Publie le vendredi 28 mai 2004 par Open-Publishing

Deux ONG veulent attirer l’attention sur le sort des 2 000 enfants palestiniens qui sont passés par les prisons israéliennes depuis trois ans et demi.

Les organisations non gouvernementales Save the Children [Sauvez les enfants] et Defence for Children International [Défense des enfants international] se sont associées à l’UNICEF pour lancer, à Jérusalem, une campagne de sensibilisation au sort des enfants palestiniens détenus dans les prisons israéliennes. Depuis le déclenchement de l’Intifada [à l’automne 2000], plus de 2 000 enfants ou adolescents palestiniens de 11 à 18 ans ont été emprisonnés par les forces de sécurité.

Pour l’heure, 353 d’entre eux sont toujours derrière les barreaux, aux mêmes conditions que les adultes, dans des établissements pénitentiaires et dans les camps de détention spéciaux. Selon les promoteurs de la campagne, 90 % des mineurs condamnés auraient lancé des pierres sur des soldats ou sur des chars.

Une "atteinte à la sûreté de l’Etat", selon les lois militaires édictées par Tsahal. Pris en flagrant délit ou arrêtés à la sortie de l’école sur dénonciation, ces enfants disparaissent de la circulation pendant plusieurs semaines (ou plusieurs mois) sans que les parents soient informés de leur interpellation. C’est le cas de Rakan Sweid (12 ans), un gamin de Jéricho dénoncé comme lanceur de pierres et enlevé par des soldats qui l’attendaient à la sortie des toilettes.

Au terme d’un procès expéditif, il a écopé de six mois de détention ferme, de huit mois de probation et d’une amende de 6 000 shekels [1 100 euros]. Tenus à distance, ses parents ont eu deux minutes en tout et pour tout pour le réconforter le jour de l’audience. Sauf en cas de révolte, comme ce fut le cas à plusieurs reprises en 2003, les médias israéliens n’évoquent pas souvent le cas des enfants palestiniens détenus.

En outre, il est impossible d’obtenir de Tsahal des informations sur l’âge de ces détenus, sur les faits qui leur sont reprochés et sur les peines prononcées.

Cependant, l’organisation israélienne de défense des droits de l’homme B’Tselem confirme les témoignages écrits ou filmés que les promoteurs de la campagne ont recueillis et selon lesquels une partie de ces détenus seraient soumis à des punitions dégradantes (l’interdiction d’aller aux toilettes avant 22 heures) ou à des mauvais traitements (privation de sommeil et coups durant les interrogatoires).

Devenus dépressifs et parfois poussés au suicide, bon nombre de ces mineurs sont également coupés de leur famille puisque leurs parents vivent dans les Territoires occupés et ne sont pas autorisés à pénétrer en Israël pour leur rendre visite.

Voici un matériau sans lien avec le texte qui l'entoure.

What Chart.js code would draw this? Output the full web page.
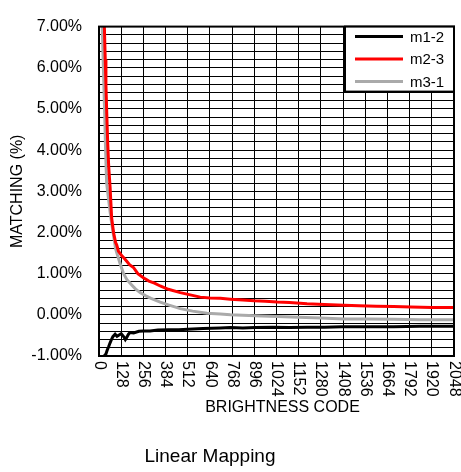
<!DOCTYPE html>
<html>
<head>
<meta charset="utf-8">
<script src="https://cdn.jsdelivr.net/npm/chart.js@4/dist/chart.umd.min.js"></script>
<style>
    html, body { margin: 0; padding: 0; background: #fff; }
    canvas { display: block; }
</style>
</head>
<body>
<canvas id="matchChart" width="461" height="472"></canvas>
<script>
const FONT = "Arial, 'Liberation Sans', sans-serif";

const SERIES_NAMES = ['m1-2', 'm2-3', 'm3-1'];
const SERIES_COLORS = ['#000000', '#ff0000', '#aaaaaa'];

// brightness code / matching %
const m12Codes  = [20, 30, 40, 48, 56, 64, 72, 80, 93, 104, 116, 128, 144, 152, 160, 170, 179, 200, 230, 256, 295, 340, 400, 460, 512, 600, 700, 758, 830, 900, 1000, 1100, 1200, 1300, 1400, 1550, 1700, 1850, 2048];
const m12Values = [-1.15, -1.0, -0.95, -0.85, -0.77, -0.68, -0.6, -0.53, -0.47, -0.52, -0.49, -0.46, -0.54, -0.6, -0.55, -0.47, -0.43, -0.44, -0.4, -0.39, -0.39, -0.37, -0.36, -0.36, -0.35, -0.33, -0.32, -0.31, -0.32, -0.31, -0.3, -0.31, -0.3, -0.3, -0.29, -0.29, -0.29, -0.28, -0.28];

const m23Codes  = [16, 24, 31, 36, 40, 44, 50, 56, 64, 73, 84, 96, 102, 112, 128, 144, 160, 176, 199, 224, 256, 288, 320, 353, 400, 469, 520, 584, 640, 700, 758, 830, 896, 960, 1028, 1100, 1200, 1300, 1413, 1500, 1600, 1700, 1800, 1920, 2048];
const m23Values = [8.5, 7.6, 7.0, 6.2, 5.6, 5.0, 4.2, 3.6, 3.1, 2.35, 2.0, 1.75, 1.7, 1.55, 1.45, 1.38, 1.3, 1.22, 1.15, 1.0, 0.9, 0.82, 0.77, 0.7, 0.62, 0.54, 0.49, 0.43, 0.41, 0.4, 0.38, 0.36, 0.34, 0.33, 0.31, 0.3, 0.27, 0.25, 0.23, 0.22, 0.21, 0.2, 0.19, 0.18, 0.18];

const m31Codes  = [12, 20, 26, 32, 38, 44, 54, 64, 74, 83, 96, 110, 121, 140, 160, 190, 210, 237, 270, 300, 353, 400, 469, 540, 623, 700, 758, 830, 900, 1028, 1150, 1280, 1413, 1550, 1700, 1850, 2048];
const m31Values = [8.0, 6.8, 5.9, 5.0, 4.0, 3.2, 2.85, 2.5, 2.2, 1.95, 1.6, 1.4, 1.25, 1.02, 0.86, 0.72, 0.63, 0.54, 0.46, 0.4, 0.31, 0.24, 0.15, 0.09, 0.04, 0.02, 0.0, -0.01, -0.02, -0.04, -0.06, -0.08, -0.1, -0.1, -0.11, -0.12, -0.12];

const xTickLabels = [0, 128, 256, 384, 512, 640, 768, 896, 1024, 1152, 1280, 1408, 1536, 1664, 1792, 1920, 2048];
const yTickLabels = [-1, 0, 1, 2, 3, 4, 5, 6, 7];
const Y_MINOR_STEP = 0.2;

const X_TITLE = 'BRIGHTNESS CODE';
const Y_TITLE = 'MATCHING (%)';
const CAPTION = 'Linear Mapping';

function toPoints(codes, values)
{
    return codes.map((c, i) => ({ x: c, y: values[i] }));
}

function yGridValues()
{
    const out = [];
    const lo = yTickLabels[0], hi = yTickLabels[yTickLabels.length - 1];
    const n = Math.round((hi - lo) / Y_MINOR_STEP);

    for (let i = 0; i <= n; i++) out.push(+(lo + i * Y_MINOR_STEP).toFixed(4));

    return out;
}

// border, rotated x labels, titles and the boxed legend
const overlayPlugin = {
    id: 'overlay',
    afterDraw(chart)
    {
        const ctx = chart.ctx;
        const area = chart.chartArea;
        const xs = chart.scales.x;

        ctx.save();

        ctx.strokeStyle = '#000';
        ctx.lineWidth = 2;
        ctx.strokeRect(area.left, area.top, area.right - area.left, area.bottom - area.top);

        ctx.fillStyle = '#000';
        ctx.font = '16px ' + FONT;
        ctx.textAlign = 'left';
        ctx.textBaseline = 'middle';

        xTickLabels.forEach(v => {
            ctx.save();
            ctx.translate(xs.getPixelForValue(v), area.bottom + 5);
            ctx.rotate(Math.PI / 2);
            ctx.fillText(String(v), 0, 0);
            ctx.restore();
        });

        ctx.textAlign = 'center';
        ctx.textBaseline = 'top';
        ctx.fillText(X_TITLE, (area.left + area.right) / 2 + 6, area.bottom + 44);

        ctx.font = '19px ' + FONT;
        ctx.fillText(CAPTION, 210, 447);

        // legend box in top right corner
        const lx = 345, ly = area.top, lw = area.right - lx, lh = 65;
        ctx.fillStyle = '#fff';
        ctx.fillRect(lx, ly, lw, lh);
        ctx.strokeStyle = '#000';
        ctx.lineWidth = 2;
        ctx.strokeRect(lx, ly, lw, lh);

        ctx.font = '15px ' + FONT;
        ctx.textAlign = 'left';
        ctx.textBaseline = 'middle';

        chart.data.datasets.forEach((ds, i) => {
            const rowY = ly + 10 + i * 22.5;
            ctx.strokeStyle = ds.borderColor;
            ctx.lineWidth = 3;
            ctx.beginPath();
            ctx.moveTo(lx + 10, rowY);
            ctx.lineTo(lx + 58, rowY);
            ctx.stroke();
            ctx.fillStyle = '#000';
            ctx.fillText(ds.label, lx + 65, rowY + 1);
        });

        ctx.restore();
    }
};

const ctx = document.getElementById('matchChart').getContext('2d');

const allCodes = [m12Codes, m23Codes, m31Codes];
const allValues = [m12Values, m23Values, m31Values];

new Chart(ctx, {
    type: 'line',
    data: {
        datasets: SERIES_NAMES.map((name, i) => ({
            label: name,
            data: toPoints(allCodes[i], allValues[i]),
            borderColor: SERIES_COLORS[i],
            backgroundColor: SERIES_COLORS[i],
            borderWidth: 3,
            pointRadius: 0,
            tension: 0,
            fill: false
        }))
    },
    options: {
        responsive: false,
        animation: false,
        layout: { padding: { top: 15, right: 7, left: 0, bottom: 0 } },
        plugins: {
            legend: { display: false },
            tooltip: { enabled: false }
        },
        scales: {
            x: {
                type: 'linear',
                min: 0,
                max: 2048,
                afterBuildTicks: scale => { scale.ticks = xTickLabels.map(v => ({ value: v })); },
                afterFit: scale => { scale.height = 116; },
                ticks: { display: false },
                grid: { color: '#000', lineWidth: 1, drawTicks: false },
                border: { display: false }
            },
            y: {
                type: 'linear',
                min: -1,
                max: 7,
                afterBuildTicks: scale => { scale.ticks = yGridValues().map(v => ({ value: v })); },
                afterFit: scale => { scale.width = 99; },
                ticks: {
                    autoSkip: false,
                    padding: 17,
                    color: '#000',
                    font: { family: FONT, size: 16 },
                    callback: v => yTickLabels.includes(Math.round(v)) && Math.abs(v - Math.round(v)) < 1e-6 ? Math.round(v).toFixed(2) + '%' : ''
                },
                title: {
                    display: true,
                    text: Y_TITLE,
                    color: '#000',
                    font: { family: FONT, size: 16 },
                    padding: { top: 8, bottom: 0 }
                },
                grid: { color: '#000', lineWidth: 1, drawTicks: false },
                border: { display: false }
            }
        }
    },
    plugins: [overlayPlugin]
});
</script>
</body>
</html>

Une règle qui souffre pourtant de quelques exceptions puisque la Croix-Rouge parvient dans la plus grande discrétion à décrocher des permis de visite au compte-gouttes.

Le responsable du département juridique de Defence for Children International confie : "Nous disposons de témoignages précis sur des cellules de 9 mètres carrés dans lesquelles s’entassent une vingtaine d’enfants ainsi que sur les privations de nourriture et de lumière infligées à des gamins. Il faut que cela se sache."